Stress tests, rate outlook bode well but negative sentiment on the sector remains.
Bank stocks are trailing the broader market even after Federal Reserve stress tests showed some financial institutions had regained enough strength to boost dividends and increase share repurchases.
The Financial Select Sector SPDR Fund, an exchange-traded fund that tracks more than 80 companies, outpaced the SPDR Standard & Poor's 500 ETF Trust by 0.9 percentage point on March 12, the day after the Fed released results of its annual review of capital plan. Since then, this ETF, which includes Citigroup Inc. and Bank of America Corp., has lagged behind the benchmark fund by 0.8 percentage point, nearly erasing that one-day gain.
The lack of continued outperformance since the results were released “is discouraging,” said Matt Maley, an equity strategist at Miller Tabak & Co. The potential for a flatter yield curve — when the difference between yields of longer- and shorter-term securities narrows — “is offsetting the shareholder-friendly news of higher dividends and more share buybacks” banks recently announced.
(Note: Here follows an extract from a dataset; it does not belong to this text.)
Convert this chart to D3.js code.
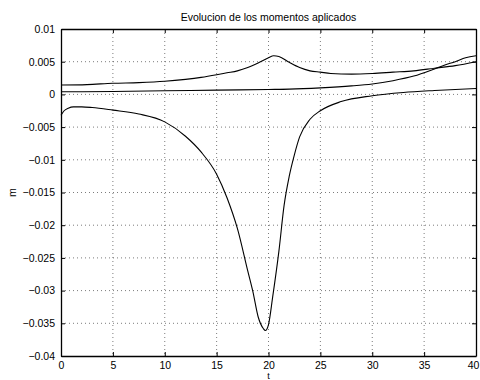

The financial ETF continued to lag behind the market even after the Fed dropped an assurance it will be “patient” in raising interest rates, according to a statement released March 18 by the Federal Open Market Committee. That opens the door for higher borrowing costs as early as June.
The central bank also lowered its estimates for interest rates and economic growth, which sent the yield on 10-year Treasury notes below 2%.
'CHOPPY' DATA
Among investors, “the consensus is that the Fed will hike rates a few times in the next year even if economic data remains choppy,” said Timothy Ghriskey, chief investment officer at Solaris Asset Management in New York, who helps manage about $1.5 billion in assets. Having kept rates very low for a long time, the central bank doesn't want to risk falling behind, he said.
Policy makers cut the benchmark federal funds rate to near zero in December 2008 to spur the economy amid an 18-month recession that began a year earlier.
A modest tightening cycle, coupled with mixed economic results, keep longer-term yields low. That's a “wet blanket over banks' earnings,” Mr. Ghriskey said, adding that the profitability of making loans will remain depressed amid a low-rate backdrop.
Even so, the ETF traded above a “key resistance level” on March 18 — the intraday high of $24.66 on March 6 — which is a “bullish technical indicator” that may prompt additional investment, Mr. Maley said. If it surpasses a December 2014 high of $25.14, this will confirm that its rally since late January “is seeing a nice second leg.”
Still, the ETF closed only 4 cents above the March 6 threshold, which illustrates there's still negative sentiment about this group, Mr. Maley said. “Yesterday's underperformance is the latest example that the bear case for bank stocks is still actionable for some traders.”